I Found Him In The Sunshine
“Who knows what the Sun does to people and how they react when they get close to it? The word ‘lunacy’ comes from supposedly having mental illness in reaction to the lunar light. One might come up with ‘solacy’ for the Sun.”- Nick Kanas, Professor of Psychiatry at the University of California San Francisco specialising in the psychosocial factors affecting astronauts and cosmonauts in space.
When I started working on the new film written by Alex Garland and directed by Danny Boyle, just over 18 months ago, I had no idea my life and my mind would be consumed by the Sun. Making ‘Sunshine’ has taken its toll. The shoot itself wasn’t overly difficult. I don’t remember one instance of anyone losing their cool. There were no screaming rows. No temper tantrums. It all went fairly smoothly as these things go. In short, it was no ‘Hearts of Darkness’. But it had a profound effect. On everyone.

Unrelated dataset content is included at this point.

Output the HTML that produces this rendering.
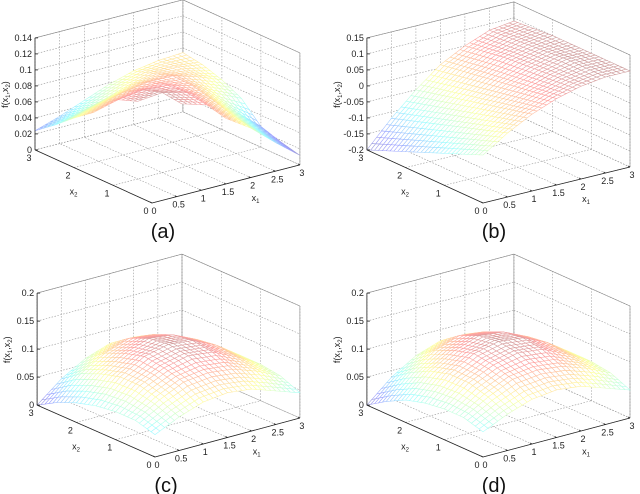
<!DOCTYPE html>
<html><head><meta charset="utf-8">
<style>
html,body{margin:0;padding:0;background:#fff;}
svg{display:block;}
text{font-family:"Liberation Sans",sans-serif;}
</style></head>
<body>
<svg id="fig" width="640" height="494" viewBox="0 0 640 494"></svg>
<script>
// grid coordinates (x1 along columns, x2 along rows), step 0.5
const gridX1 = [0,0.5,1,1.5,2,2.5,3];
const gridX2 = [0,0.5,1,1.5,2,2.5,3];
// surface values: rows = x2, columns = x1 (null = outside domain)
const surfA = [
 [null,null,null,.082,.062,.036,.012],
 [null,null,.097,.088,.068,.043,.018],
 [null,.097,.100,.092,.076,.052,.026],
 [.080,.088,.092,.090,.082,.064,.050],
 [.062,.070,.078,.083,.083,.074,.062],
 [.042,.050,.058,.068,.075,.075,.070],
 [.024,.034,.046,.058,.067,.072,.074]];
const surfB = [
 [-.050,.000,.040,.070,.090,.100,.100],
 [-.075,-.020,.025,.060,.085,.100,.100],
 [-.100,-.040,.010,.050,.080,.100,.100],
 [-.125,-.060,-.005,.040,.075,.095,.100],
 [-.150,-.080,-.020,.030,.070,.090,.100],
 [-.175,-.100,-.035,.020,.060,.085,.095],
 [-.200,-.120,-.050,.010,.050,.080,.090]];
const surfC = [
 [.040,.060,.075,.080,.075,.060,.045],
 [.050,.075,.095,.100,.095,.080,.060],
 [.050,.085,.105,.115,.110,.090,.065],
 [.045,.085,.110,.120,.115,.095,.065],
 [.035,.075,.100,.115,.110,.090,.060],
 [.020,.060,.085,.100,.095,.080,.050],
 [.000,.035,.060,.075,.075,.060,.040]];
const surfD = [
 [.045,.065,.080,.085,.080,.065,.050],
 [.055,.080,.100,.105,.100,.085,.065],
 [.055,.090,.110,.120,.115,.095,.070],
 [.050,.090,.115,.125,.120,.100,.070],
 [.040,.080,.105,.120,.115,.095,.065],
 [.022,.062,.090,.105,.100,.085,.055],
 [.000,.038,.065,.080,.080,.065,.045]];
const x1Ticks = ["0","0.5","1","1.5","2","2.5","3"];
const x2Ticks = ["0","1","2","3"];
const zTicksA = ["0","0.02","0.04","0.06","0.08","0.1","0.12","0.14"];
const zTicksB = ["-0.2","-0.15","-0.1","-0.05","0","0.05","0.1","0.15"];
const zTicksCD = ["0","0.05","0.1","0.15","0.2"];

const NS="http://www.w3.org/2000/svg";
const svg=document.getElementById('fig');
function mk(tag,attrs,parent){const e=document.createElementNS(NS,tag);for(const k in attrs)e.setAttribute(k,attrs[k]);(parent||svg).appendChild(e);return e;}

function jet(t){t=Math.max(0,Math.min(1,t));
 const r=Math.max(0,Math.min(1,1.5-Math.abs(4*t-3))),g=Math.max(0,Math.min(1,1.5-Math.abs(4*t-2))),b=Math.max(0,Math.min(1,1.5-Math.abs(4*t-1)));
 const m=0.62;return `rgb(${Math.round(255*(r*(1-m)+m))},${Math.round(255*(g*(1-m)+m))},${Math.round(255*(b*(1-m)+m))})`;}

function cellVal(vals,cu,cv,u,v){
 const a=vals[cv][cu],b=vals[cv][cu+1],c=vals[cv+1][cu],d=vals[cv+1][cu+1];
 if(a===null||b===null||c===null||d===null)return null;
 const fu=u-cu,fv=v-cv;
 return a*(1-fu)*(1-fv)+b*fu*(1-fv)+c*(1-fu)*fv+d*fu*fv;}

function panel(name,P,vals,zTicks,caption){
 const g=mk('g',{});
 
 
 const zmin=parseFloat(zTicks[0]),zmax=parseFloat(zTicks[zTicks.length-1]);
 const pr=(x1,x2,z)=>[P.ox+P.ex[0]*x1+P.ey[0]*x2, P.oy+P.ex[1]*x1+P.ey[1]*x2-(z-zmin)/(zmax-zmin)*P.H];
 const grid={stroke:'#999','stroke-width':0.6,'stroke-dasharray':'1.5,1.5',fill:'none'};
 const line=(a,b,at)=>mk('line',Object.assign({x1:a[0],y1:a[1],x2:b[0],y2:b[1]},at),g);
 for(const t of x1Ticks){const x=parseFloat(t);line(pr(x,0,zmin),pr(x,3,zmin),grid);line(pr(x,3,zmin),pr(x,3,zmax),grid);}
 for(const t of x2Ticks){const y=parseFloat(t);line(pr(0,y,zmin),pr(3,y,zmin),grid);line(pr(3,y,zmin),pr(3,y,zmax),grid);}
 for(const t of zTicks){const z=parseFloat(t);line(pr(0,3,z),pr(3,3,z),grid);line(pr(3,3,z),pr(3,0,z),grid);}
 const box={stroke:'#888','stroke-width':0.6};
 line(pr(0,3,zmax),pr(3,3,zmax),box);line(pr(3,3,zmax),pr(3,0,zmax),box);line(pr(3,0,zmin),pr(3,0,zmax),box);line(pr(3,3,zmin),pr(3,3,zmax),box);
 const N=30,sg=mk('g',{},g);
 
 
 const n=vals.length-1,quads=[];
 let vmin=Infinity,vmax=-Infinity;vals.forEach(r=>r.forEach(v=>{if(v!==null){vmin=Math.min(vmin,v);vmax=Math.max(vmax,v);}}));
 for(let j=0;j<N;j++)for(let i=0;i<N;i++)quads.push([i,j]);
 quads.sort((a,b)=>(b[0]+b[1])-(a[0]+a[1]));
 for(const [i,j] of quads){
  const ci=(i+0.5)*n/N,cj=(j+0.5)*n/N;
  const cu=Math.min(n-1,Math.floor(ci)),cv=Math.min(n-1,Math.floor(cj));
  if(cellVal(vals,cu,cv,ci,cj)===null)continue;
  const pts=[[i,j],[i+1,j],[i+1,j+1],[i,j+1]].map(([a,b])=>{
    const z=cellVal(vals,cu,cv,a*n/N,b*n/N);
    return {p:pr(a*3/N,b*3/N,z),z};});
  const zc=pts.reduce((s,q)=>s+q.z,0)/4;
  mk('polygon',{points:pts.map(q=>q.p.join(',')).join(' '),fill:'#fff',stroke:jet((zc-vmin)/(vmax-vmin)),'stroke-width':0.55},sg);
 }
 const ax={stroke:'#222','stroke-width':0.8};
 line(pr(0,0,zmin),pr(3,0,zmin),ax);line(pr(0,3,zmin),pr(0,0,zmin),ax);line(pr(0,3,zmin),pr(0,3,zmax),ax);
 const tx=(x,y,s,at)=>{const e=mk('text',Object.assign({x,y,'font-size':9,fill:'#222'},at||{}),g);e.textContent=s;return e;};
 for(const t of x1Ticks){const p=pr(parseFloat(t),0,zmin);line(p,[p[0]-2,p[1]-1],ax);tx(p[0]+2,p[1]+11,t,{'text-anchor':'middle'});}
 for(const t of x2Ticks){const p=pr(0,parseFloat(t),zmin);tx(p[0]-6,p[1]+11,t,{'text-anchor':'middle'});}
 for(const t of zTicks){const p=pr(0,3,parseFloat(t));line(p,[p[0]+3,p[1]],ax);tx(p[0]-3,p[1]+3,t,{'text-anchor':'end'});}
 const l1=pr(1.9,0,zmin),l2=pr(0,1.6,zmin),lz=pr(0,3,(zmin+zmax)/2);
 const a1=tx(l1[0]+6,l1[1]+22,'x');mk('tspan',{'font-size':6,dy:2},a1).textContent='1';
 const a2=tx(l2[0]-20,l2[1]+20,'x');mk('tspan',{'font-size':6,dy:2},a2).textContent='2';
 const az=tx(0,0,'f(x',{transform:`translate(${lz[0]-27},${lz[1]+14}) rotate(-90)`});
 mk('tspan',{'font-size':6,dy:2},az).textContent='1';mk('tspan',{dy:-2},az).textContent=',x';mk('tspan',{'font-size':6,dy:2},az).textContent='2';mk('tspan',{dy:-2},az).textContent=')';
 const c=mk('text',{x:P.ox+11,y:P.oy+35,'font-size':20,'text-anchor':'middle',fill:'#111','font-family':'Liberation Serif, serif'},g);
 
 
 c.textContent=caption;
}
panel('panel-a',{ox:152,oy:203,ex:[49.3,-12.7],ey:[-39,-17.7],H:112},surfA,zTicksA,'(a)');
panel('panel-b',{ox:483,oy:203,ex:[49,-12],ey:[-38.7,-17.7],H:112},surfB,zTicksB,'(b)');
panel('panel-c',{ox:155,oy:457,ex:[48.3,-13],ey:[-39.3,-17.3],H:112},surfC,zTicksCD,'(c)');
panel('panel-d',{ox:483,oy:457,ex:[49,-13],ey:[-38.7,-17.3],H:112},surfD,zTicksCD,'(d)');
</script>
</body></html>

It started subtly. It crept up on you. Like all madness does. A photo of the Sun as a computer desktop. An iTunes playlist of tracks containing the word ‘Sun’. A scale model of the Solar System running down the hallway at 3 Mills Studios. A book about the science of the Sun. Another on the mythology of the Sun. Taking photos of the Sun. Studying the Solar wind. Paying attention to Sunspot activity. Acknowledging the solstices and equinoxes. Talking about the Sun. Thinking about the Sun. Dreaming about the Sun. Choosing to always capitalise the word ‘Sun’ from now on. Just like It’s a deity. Believing that the Sun is yours and yours alone. You own the Sun now.

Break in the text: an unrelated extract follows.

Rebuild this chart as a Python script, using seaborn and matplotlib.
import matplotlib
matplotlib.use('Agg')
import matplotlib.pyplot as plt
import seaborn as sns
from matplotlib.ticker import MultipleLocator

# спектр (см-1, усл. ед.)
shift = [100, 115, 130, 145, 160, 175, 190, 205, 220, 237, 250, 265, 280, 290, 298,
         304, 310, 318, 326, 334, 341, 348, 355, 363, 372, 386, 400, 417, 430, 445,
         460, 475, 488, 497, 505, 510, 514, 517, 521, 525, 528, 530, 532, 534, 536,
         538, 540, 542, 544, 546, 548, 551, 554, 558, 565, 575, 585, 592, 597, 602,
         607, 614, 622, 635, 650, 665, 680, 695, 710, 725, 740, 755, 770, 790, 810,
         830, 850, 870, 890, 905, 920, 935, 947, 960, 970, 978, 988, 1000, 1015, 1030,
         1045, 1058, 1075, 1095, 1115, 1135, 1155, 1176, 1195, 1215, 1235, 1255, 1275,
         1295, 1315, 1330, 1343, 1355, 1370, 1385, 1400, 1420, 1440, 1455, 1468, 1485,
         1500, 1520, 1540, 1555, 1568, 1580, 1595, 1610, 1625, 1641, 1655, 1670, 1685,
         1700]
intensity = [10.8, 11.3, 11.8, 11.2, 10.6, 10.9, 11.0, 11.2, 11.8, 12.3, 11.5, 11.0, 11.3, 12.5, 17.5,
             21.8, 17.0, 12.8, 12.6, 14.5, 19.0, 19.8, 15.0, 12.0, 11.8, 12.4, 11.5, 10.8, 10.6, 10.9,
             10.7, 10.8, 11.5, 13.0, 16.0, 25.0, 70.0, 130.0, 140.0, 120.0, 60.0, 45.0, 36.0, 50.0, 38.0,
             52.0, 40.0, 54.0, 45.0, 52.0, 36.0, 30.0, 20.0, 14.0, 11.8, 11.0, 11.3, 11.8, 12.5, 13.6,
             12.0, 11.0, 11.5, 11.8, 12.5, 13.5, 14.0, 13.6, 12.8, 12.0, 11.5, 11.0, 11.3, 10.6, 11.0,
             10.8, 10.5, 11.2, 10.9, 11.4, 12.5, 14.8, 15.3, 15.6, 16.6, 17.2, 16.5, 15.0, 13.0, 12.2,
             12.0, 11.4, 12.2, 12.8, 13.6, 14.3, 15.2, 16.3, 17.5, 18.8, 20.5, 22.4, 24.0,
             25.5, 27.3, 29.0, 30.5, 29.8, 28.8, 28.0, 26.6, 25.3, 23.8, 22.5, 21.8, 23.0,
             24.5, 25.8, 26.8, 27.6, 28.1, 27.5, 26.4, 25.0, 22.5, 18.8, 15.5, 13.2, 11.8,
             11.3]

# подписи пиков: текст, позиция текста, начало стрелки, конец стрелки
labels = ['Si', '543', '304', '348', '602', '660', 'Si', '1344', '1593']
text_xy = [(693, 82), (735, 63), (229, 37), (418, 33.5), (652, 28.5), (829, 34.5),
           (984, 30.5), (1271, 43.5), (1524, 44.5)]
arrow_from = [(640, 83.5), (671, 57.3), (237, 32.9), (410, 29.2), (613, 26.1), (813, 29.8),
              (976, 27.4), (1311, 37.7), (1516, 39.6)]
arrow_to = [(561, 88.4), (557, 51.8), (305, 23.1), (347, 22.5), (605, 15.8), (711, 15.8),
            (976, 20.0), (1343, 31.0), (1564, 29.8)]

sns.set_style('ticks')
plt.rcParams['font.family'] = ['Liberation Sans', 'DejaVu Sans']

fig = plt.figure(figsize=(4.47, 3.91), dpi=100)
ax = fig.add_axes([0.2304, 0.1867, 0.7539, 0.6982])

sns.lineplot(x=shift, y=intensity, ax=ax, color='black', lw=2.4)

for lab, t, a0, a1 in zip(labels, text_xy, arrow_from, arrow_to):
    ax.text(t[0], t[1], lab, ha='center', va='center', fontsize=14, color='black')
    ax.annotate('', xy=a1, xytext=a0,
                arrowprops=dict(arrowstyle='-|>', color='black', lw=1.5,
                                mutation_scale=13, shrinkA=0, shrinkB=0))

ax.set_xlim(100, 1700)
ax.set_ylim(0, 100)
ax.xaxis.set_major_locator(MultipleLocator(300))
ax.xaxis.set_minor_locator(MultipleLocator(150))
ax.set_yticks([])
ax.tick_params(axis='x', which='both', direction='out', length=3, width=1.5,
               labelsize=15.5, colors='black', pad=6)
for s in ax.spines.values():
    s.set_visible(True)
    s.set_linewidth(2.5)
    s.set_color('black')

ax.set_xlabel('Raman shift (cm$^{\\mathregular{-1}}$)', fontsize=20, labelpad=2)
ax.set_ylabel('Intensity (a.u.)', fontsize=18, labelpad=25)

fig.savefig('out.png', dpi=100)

It’s not your Sun… It’s mine.
“If I ever go back into space, it’ll only be my ashes that are going. I’ll never do another film there again.”- director, Danny Boyle.
When the film starts, you join the crew 16 months into their mission to deliver a payload into the failing Sun. They are our heroes, the world’s top scientists and astronauts, off to save mankind (and so on). In the movies, they’d be strong, healthy, cocky and never have a hair out of place. In reality, our crew are dishevelled, bored, irritable, tired and depressed. They are suffering deeply from what the Russian Space Agency recognises as an inevitable side effect of long-term space travel, ‘asthenisia’, which exhibits itself from 6 weeks into a mission as emotional instability, impatience, fatigue, headaches, sleep disturbances, negative emotional reactions, apathy. Cassie reads the same book over and over. Corazon spends all her time with her plants instead of people. Kaneda obsessively watches video reports from the previous, failed, mission. Harvey constantly listens for patterns in the Solar wind. Mace, Capa and Trey have let themselves go. Searle can’t pull himself away from looking at, staring at, the Sun.
His Sun, not mine.
“All the necessary conditions to perpetrate a murder are met by locking two men in a cabin of 18 by 20 feet . . . for two months.”- Russian cosmonaut, Valery Ryumin.

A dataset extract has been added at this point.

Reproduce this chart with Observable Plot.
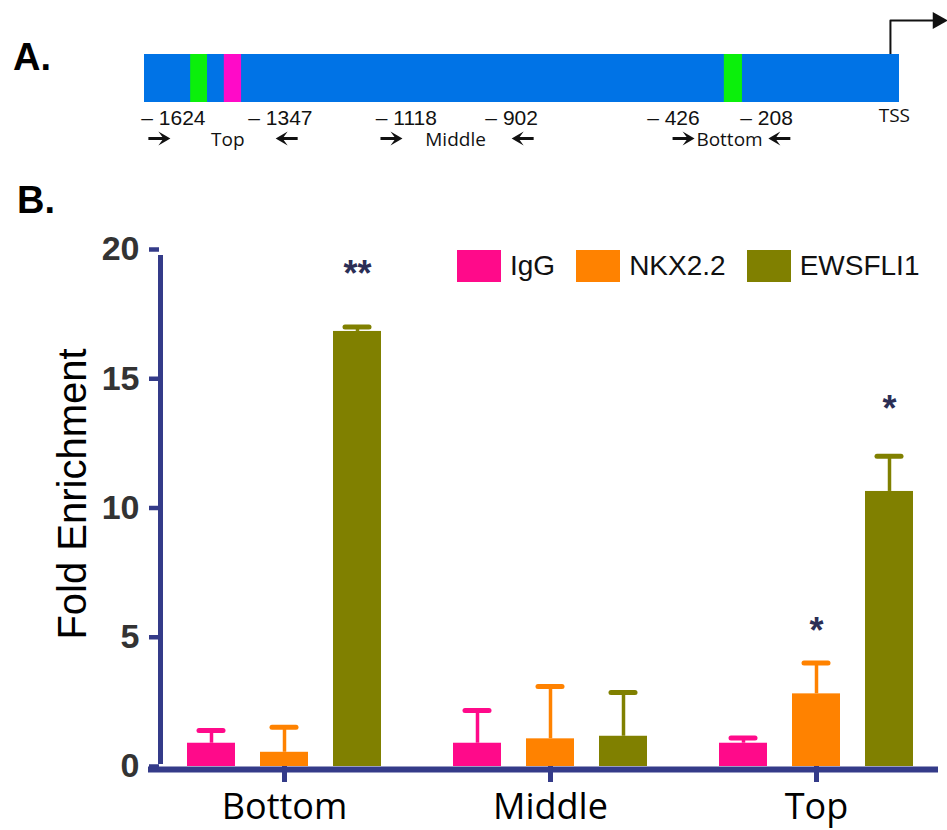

There’s something about Danny Boyle that compels you to give your whole life up to him. When talking to you, he makes you feel like you’re the most important person in the world to him… and, to be honest, if he’s talking to you, you are. He looks you straight in the eye, stares at you sometimes, so that you feel he’s seeing something inside you don’t want him to see. He expects you to give it to him. And, for some reason, you do. You want to give everything to him. He’d make a great cult leader.
Alex Garland elicits a difference response altogether. Fifteen minutes talking with him takes you to the end of the Universe. Thirty minutes guarantees you will never come back. Forty-five minutes and your fear has disappeared. An hour and you don’t miss that silly thing you used to have. You know, that ridiculous, useless, little thing? I’ve forgotten its name. What was it called again? Oh yeah.
Hope.
This combination of apocalyptic reverie and enticing charm is evident in every frame of the film. You can see Alex’s end of the Universe reflected in the actors’ eyes. You can see the souls of the entire crew given- sacrificed- willingly for Danny. Like the Norse god Odin, the father of the gods, who sacrificed one of his eyes to acquire knowledge, his remaining eye becoming the Sun, the whole cast and crew of ‘Sunshine’ gave away an important part of themselves and in return not only saw the light, but created it.